[start]

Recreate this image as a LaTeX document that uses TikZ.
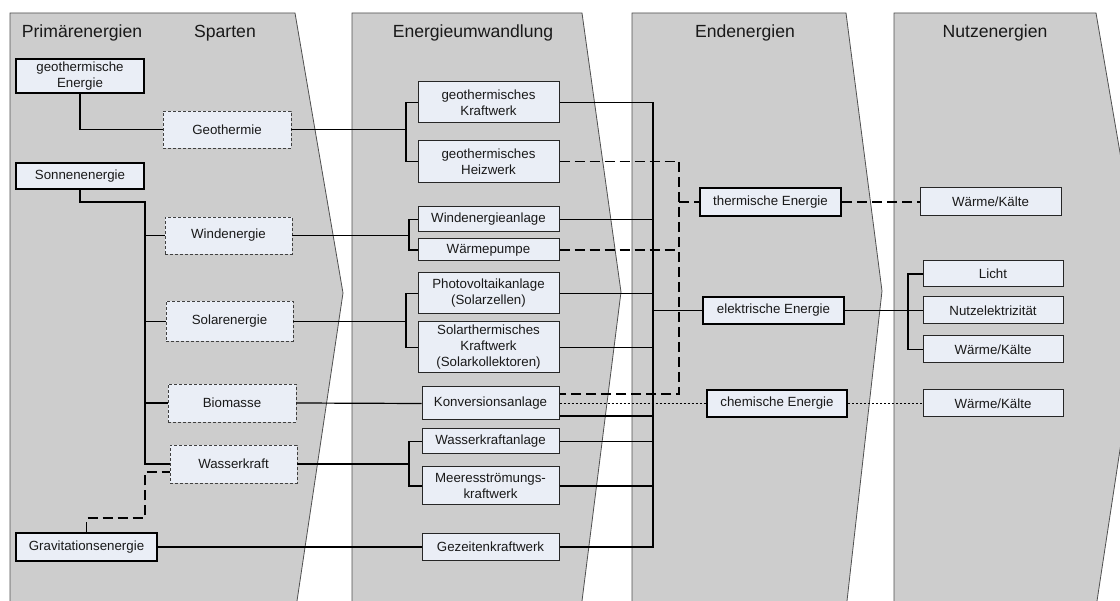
\documentclass[tikz,border=0pt]{standalone}
\usepackage{fontspec}
\setmainfont{Liberation Sans}
\definecolor{panelgray}{RGB}{205,205,205}
\definecolor{edgegray}{RGB}{80,80,80}
\definecolor{boxfill}{RGB}{234,238,246}
\definecolor{textdark}{RGB}{25,25,25}
\begin{document}
\begin{tikzpicture}[x=1pt,y=-1pt,
  panel/.style={fill=panelgray},
  paneledge/.style={draw=edgegray, line width=0.8pt, line join=miter},
  head/.style={font=\fontsize{17.6}{20}\selectfont, text=textdark, anchor=base, inner sep=0pt},
  box/.style={draw=black!85, fill=boxfill, line width=1pt, inner sep=0pt, align=center,
    font=\fontsize{13.3}{16}\selectfont, text=textdark},
  primbox/.style={box, line width=2.2pt, draw=black},
  spartebox/.style={box, line width=0.8pt, draw=black!75, dash pattern=on 3pt off 2pt},
  link/.style={line width=1.2pt, draw=black},
  dlink/.style={link, dash pattern=on 10pt off 5pt},
  olink/.style={link, line width=1.4pt, dash pattern=on 2pt off 2pt},
]
\useasboundingbox (0,0) rectangle (1120,601);
\fill[white] (0,0) rectangle (1120,601);

% chevron panels
\fill[panel] (10,601) -- (10,13) -- (295,13) -- (343,293) -- (297,601) -- cycle;
\fill[panel] (352,601) -- (352,13) -- (582,13) -- (621,292) -- (582,601) -- cycle;
\fill[panel] (632,601) -- (632,13) -- (846,13) -- (882,291) -- (847,601) -- cycle;
\fill[panel] (894,601) -- (894,13) -- (1096,13) -- (1144,292) -- (1097,601) -- cycle;
\draw[paneledge] (10,601) -- (10,13) -- (295,13) -- (343,293) -- (297,601);
\draw[paneledge] (352,601) -- (352,13) -- (582,13) -- (621,292) -- (582,601);
\draw[paneledge] (632,601) -- (632,13) -- (846,13) -- (882,291) -- (847,601);
\draw[paneledge] (894,601) -- (894,13) -- (1096,13) -- (1144,292) -- (1097,601);

% column headings
\node[head] (hprim) at (82,38) {Primärenergien};
\node[head] (hsparten) at (225,38) {Sparten};
\node[head] (humw) at (473,38) {Energieumwandlung};
\node[head] (hend) at (745,38) {Endenergien};
\node[head] (hnutz) at (995,38) {Nutzenergien};

% primary energies
\node[primbox, minimum width=128, minimum height=34] (geoE) at (80,76) {geothermische\\Energie};
\node[primbox, minimum width=128, minimum height=26] (sonne) at (80,176) {Sonnenenergie};
\node[primbox, minimum width=141, minimum height=28] (grav) at (86.5,547) {Gravitationsenergie};

% branches
\node[spartebox, minimum width=128, minimum height=37] (geo) at (227,129.5) {Geothermie};
\node[spartebox, minimum width=127, minimum height=37] (wind) at (228.5,235.5) {Windenergie};
\node[spartebox, minimum width=127, minimum height=40] (solar) at (229.5,321.5) {Solarenergie};
\node[spartebox, minimum width=128, minimum height=38] (bio) at (232,403) {Biomasse};
\node[spartebox, minimum width=127, minimum height=38] (wass) at (233.5,464) {Wasserkraft};

% conversion plants
\node[box, minimum width=141, minimum height=41] (gkw) at (488.5,102.5) {geothermisches\\Kraftwerk};
\node[box, minimum width=141, minimum height=42] (ghw) at (488.5,161.5) {geothermisches\\Heizwerk};
\node[box, minimum width=141, minimum height=25] (wea) at (488.5,219.5) {Windenergieanlage};
\node[box, minimum width=141, minimum height=22] (wp) at (488.5,250) {Wärmepumpe};
\node[box, minimum width=141, minimum height=41] (pv) at (488.5,293.5) {Photovoltaikanlage\\(Solarzellen)};
\node[box, minimum width=141, minimum height=51] (st) at (488.5,347.5) {Solarthermisches\\Kraftwerk\\(Solarkollektoren)};
\node[box, minimum width=137, minimum height=33] (konv) at (490.5,403.5) {Konversionsanlage};
\node[box, minimum width=137, minimum height=25] (wka) at (490.5,441.5) {Wasserkraftanlage};
\node[box, minimum width=137, minimum height=38] (mkw) at (490.5,486) {Meeresströmungs-\\kraftwerk};
\node[box, minimum width=137, minimum height=26] (gez) at (490.5,547) {Gezeitenkraftwerk};

% final energies
\node[primbox, minimum width=141, minimum height=28] (therm) at (770.5,202) {thermische Energie};
\node[primbox, minimum width=141, minimum height=27] (elek) at (773.5,310.5) {elektrische Energie};
\node[primbox, minimum width=140, minimum height=27] (chem) at (777,403.5) {chemische Energie};

% useful energies
\node[box, minimum width=141, minimum height=28] (wk1) at (990.5,202) {Wärme/Kälte};
\node[box, minimum width=140, minimum height=26] (licht) at (993,274) {Licht};
\node[box, minimum width=140, minimum height=27] (nutz) at (993,310.5) {Nutzelektrizität};
\node[box, minimum width=140, minimum height=27] (wk2) at (993,349.5) {Wärme/Kälte};
\node[box, minimum width=140, minimum height=27] (wk3) at (993,403.5) {Wärme/Kälte};

% bus points
\coordinate (sTop) at (145,202);
\coordinate (gBend) at (145,518);
\coordinate (gbus) at (406,129.5);
\coordinate (wbus) at (409,235.5);
\coordinate (pbus) at (406,321.5);
\coordinate (hbus) at (409,464);
\coordinate (eTop) at (653,102.5);
\coordinate (eBot) at (653,547);
\coordinate (tBot) at (679,394);
\coordinate (nbus) at (908,310.5);

% primary energies to branches
\draw[link] (geoE.south) |- (geo.west);
\draw[link] (sonne.south) |- (sTop) -- (sTop |- wass.west) -- (wass.west);
\draw[link] (sTop |- wind.west) -- (wind.west);
\draw[link] (sTop |- solar.west) -- (solar.west);
\draw[link] (sTop |- bio.west) -- (bio.west);
\draw[dlink] (grav.north) |- (gBend) -- (145,472) -- (wass.west |- 0,472);
\draw[link] (grav.east) -- (gez.west);

% branches to conversion plants
\draw[link] (geo.east) -- (gbus);
\draw[link] (gkw.west) -| (gbus) |- (ghw.west);
\draw[link] (wind.east) -- (wbus);
\draw[link] (wea.west) -| (wbus) |- (wp.west);
\draw[link] (solar.east) -- (pbus);
\draw[link] (pv.west) -| (pbus) |- (st.west);
\draw[link] (bio.east) -- (konv.west);
\draw[link] (wass.east) -- (hbus);
\draw[link] (wka.west) -| (hbus) |- (mkw.west);

% electricity bus
\draw[link] (gkw.east) -- (eTop) -- (eBot) -- (gez.east);
\draw[link] (wea.east) -- (wea.east -| eTop);
\draw[link] (pv.east) -- (pv.east -| eTop);
\draw[link] (st.east) -- (st.east -| eTop);
\draw[link] (konv.east |- 0,416) -- (eTop |- 0,416);
\draw[link] (wka.east) -- (wka.east -| eTop);
\draw[link] (mkw.east) -- (mkw.east -| eTop);
\draw[link] (eTop |- elek.west) -- (elek.west);

% heat bus
\draw[dlink] (ghw.east) -| (tBot) -- (konv.east |- tBot);
\draw[dlink] (wp.east) -- (wp.east -| tBot);
\draw[dlink] (tBot |- therm.west) -- (therm.west);

% chemical path
\draw[olink] (konv.east) -- (chem.west);

% final to useful energies
\draw[dlink] (therm.east) -- (wk1.west);
\draw[link] (elek.east) -- (nutz.west);
\draw[link] (licht.west) -| (nbus) |- (wk2.west);
\draw[olink] (chem.east) -- (wk3.west);
\end{tikzpicture}
\end{document}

[end]

Given instruction: Reproduce the material word for word. Any pictures should be left out of the copy.

Final answer:
Recreate this image as a LaTeX document that uses TikZ.
\documentclass[tikz,border=0pt]{standalone}
\usepackage{fontspec}
\setmainfont{Liberation Sans}
\definecolor{panelgray}{RGB}{205,205,205}
\definecolor{edgegray}{RGB}{80,80,80}
\definecolor{boxfill}{RGB}{234,238,246}
\definecolor{textdark}{RGB}{25,25,25}
\begin{document}
\begin{tikzpicture}[x=1pt,y=-1pt,
  panel/.style={fill=panelgray},
  paneledge/.style={draw=edgegray, line width=0.8pt, line join=miter},
  head/.style={font=\fontsize{17.6}{20}\selectfont, text=textdark, anchor=base, inner sep=0pt},
  box/.style={draw=black!85, fill=boxfill, line width=1pt, inner sep=0pt, align=center,
    font=\fontsize{13.3}{16}\selectfont, text=textdark},
  primbox/.style={box, line width=2.2pt, draw=black},
  spartebox/.style={box, line width=0.8pt, draw=black!75, dash pattern=on 3pt off 2pt},
  link/.style={line width=1.2pt, draw=black},
  dlink/.style={link, dash pattern=on 10pt off 5pt},
  olink/.style={link, line width=1.4pt, dash pattern=on 2pt off 2pt},
]
\useasboundingbox (0,0) rectangle (1120,601);
\fill[white] (0,0) rectangle (1120,601);

% chevron panels
\fill[panel] (10,601) -- (10,13) -- (295,13) -- (343,293) -- (297,601) -- cycle;
\fill[panel] (352,601) -- (352,13) -- (582,13) -- (621,292) -- (582,601) -- cycle;
\fill[panel] (632,601) -- (632,13) -- (846,13) -- (882,291) -- (847,601) -- cycle;
\fill[panel] (894,601) -- (894,13) -- (1096,13) -- (1144,292) -- (1097,601) -- cycle;
\draw[paneledge] (10,601) -- (10,13) -- (295,13) -- (343,293) -- (297,601);
\draw[paneledge] (352,601) -- (352,13) -- (582,13) -- (621,292) -- (582,601);
\draw[paneledge] (632,601) -- (632,13) -- (846,13) -- (882,291) -- (847,601);
\draw[paneledge] (894,601) -- (894,13) -- (1096,13) -- (1144,292) -- (1097,601);

% column headings
\node[head] (hprim) at (82,38) {Primärenergien};
\node[head] (hsparten) at (225,38) {Sparten};
\node[head] (humw) at (473,38) {Energieumwandlung};
\node[head] (hend) at (745,38) {Endenergien};
\node[head] (hnutz) at (995,38) {Nutzenergien};

% primary energies
\node[primbox, minimum width=128, minimum height=34] (geoE) at (80,76) {geothermische\\Energie};
\node[primbox, minimum width=128, minimum height=26] (sonne) at (80,176) {Sonnenenergie};
\node[primbox, minimum width=141, minimum height=28] (grav) at (86.5,547) {Gravitationsenergie};

% branches
\node[spartebox, minimum width=128, minimum height=37] (geo) at (227,129.5) {Geothermie};
\node[spartebox, minimum width=127, minimum height=37] (wind) at (228.5,235.5) {Windenergie};
\node[spartebox, minimum width=127, minimum height=40] (solar) at (229.5,321.5) {Solarenergie};
\node[spartebox, minimum width=128, minimum height=38] (bio) at (232,403) {Biomasse};
\node[spartebox, minimum width=127, minimum height=38] (wass) at (233.5,464) {Wasserkraft};

% conversion plants
\node[box, minimum width=141, minimum height=41] (gkw) at (488.5,102.5) {geothermisches\\Kraftwerk};
\node[box, minimum width=141, minimum height=42] (ghw) at (488.5,161.5) {geothermisches\\Heizwerk};
\node[box, minimum width=141, minimum height=25] (wea) at (488.5,219.5) {Windenergieanlage};
\node[box, minimum width=141, minimum height=22] (wp) at (488.5,250) {Wärmepumpe};
\node[box, minimum width=141, minimum height=41] (pv) at (488.5,293.5) {Photovoltaikanlage\\(Solarzellen)};
\node[box, minimum width=141, minimum height=51] (st) at (488.5,347.5) {Solarthermisches\\Kraftwerk\\(Solarkollektoren)};
\node[box, minimum width=137, minimum height=33] (konv) at (490.5,403.5) {Konversionsanlage};
\node[box, minimum width=137, minimum height=25] (wka) at (490.5,441.5) {Wasserkraftanlage};
\node[box, minimum width=137, minimum height=38] (mkw) at (490.5,486) {Meeresströmungs-\\kraftwerk};
\node[box, minimum width=137, minimum height=26] (gez) at (490.5,547) {Gezeitenkraftwerk};

% final energies
\node[primbox, minimum width=141, minimum height=28] (therm) at (770.5,202) {thermische Energie};
\node[primbox, minimum width=141, minimum height=27] (elek) at (773.5,310.5) {elektrische Energie};
\node[primbox, minimum width=140, minimum height=27] (chem) at (777,403.5) {chemische Energie};

% useful energies
\node[box, minimum width=141, minimum height=28] (wk1) at (990.5,202) {Wärme/Kälte};
\node[box, minimum width=140, minimum height=26] (licht) at (993,274) {Licht};
\node[box, minimum width=140, minimum height=27] (nutz) at (993,310.5) {Nutzelektrizität};
\node[box, minimum width=140, minimum height=27] (wk2) at (993,349.5) {Wärme/Kälte};
\node[box, minimum width=140, minimum height=27] (wk3) at (993,403.5) {Wärme/Kälte};

% bus points
\coordinate (sTop) at (145,202);
\coordinate (gBend) at (145,518);
\coordinate (gbus) at (406,129.5);
\coordinate (wbus) at (409,235.5);
\coordinate (pbus) at (406,321.5);
\coordinate (hbus) at (409,464);
\coordinate (eTop) at (653,102.5);
\coordinate (eBot) at (653,547);
\coordinate (tBot) at (679,394);
\coordinate (nbus) at (908,310.5);

% primary energies to branches
\draw[link] (geoE.south) |- (geo.west);
\draw[link] (sonne.south) |- (sTop) -- (sTop |- wass.west) -- (wass.west);
\draw[link] (sTop |- wind.west) -- (wind.west);
\draw[link] (sTop |- solar.west) -- (solar.west);
\draw[link] (sTop |- bio.west) -- (bio.west);
\draw[dlink] (grav.north) |- (gBend) -- (145,472) -- (wass.west |- 0,472);
\draw[link] (grav.east) -- (gez.west);

% branches to conversion plants
\draw[link] (geo.east) -- (gbus);
\draw[link] (gkw.west) -| (gbus) |- (ghw.west);
\draw[link] (wind.east) -- (wbus);
\draw[link] (wea.west) -| (wbus) |- (wp.west);
\draw[link] (solar.east) -- (pbus);
\draw[link] (pv.west) -| (pbus) |- (st.west);
\draw[link] (bio.east) -- (konv.west);
\draw[link] (wass.east) -- (hbus);
\draw[link] (wka.west) -| (hbus) |- (mkw.west);

% electricity bus
\draw[link] (gkw.east) -- (eTop) -- (eBot) -- (gez.east);
\draw[link] (wea.east) -- (wea.east -| eTop);
\draw[link] (pv.east) -- (pv.east -| eTop);
\draw[link] (st.east) -- (st.east -| eTop);
\draw[link] (konv.east |- 0,416) -- (eTop |- 0,416);
\draw[link] (wka.east) -- (wka.east -| eTop);
\draw[link] (mkw.east) -- (mkw.east -| eTop);
\draw[link] (eTop |- elek.west) -- (elek.west);

% heat bus
\draw[dlink] (ghw.east) -| (tBot) -- (konv.east |- tBot);
\draw[dlink] (wp.east) -- (wp.east -| tBot);
\draw[dlink] (tBot |- therm.west) -- (therm.west);

% chemical path
\draw[olink] (konv.east) -- (chem.west);

% final to useful energies
\draw[dlink] (therm.east) -- (wk1.west);
\draw[link] (elek.east) -- (nutz.west);
\draw[link] (licht.west) -| (nbus) |- (wk2.west);
\draw[olink] (chem.east) -- (wk3.west);
\end{tikzpicture}
\end{document}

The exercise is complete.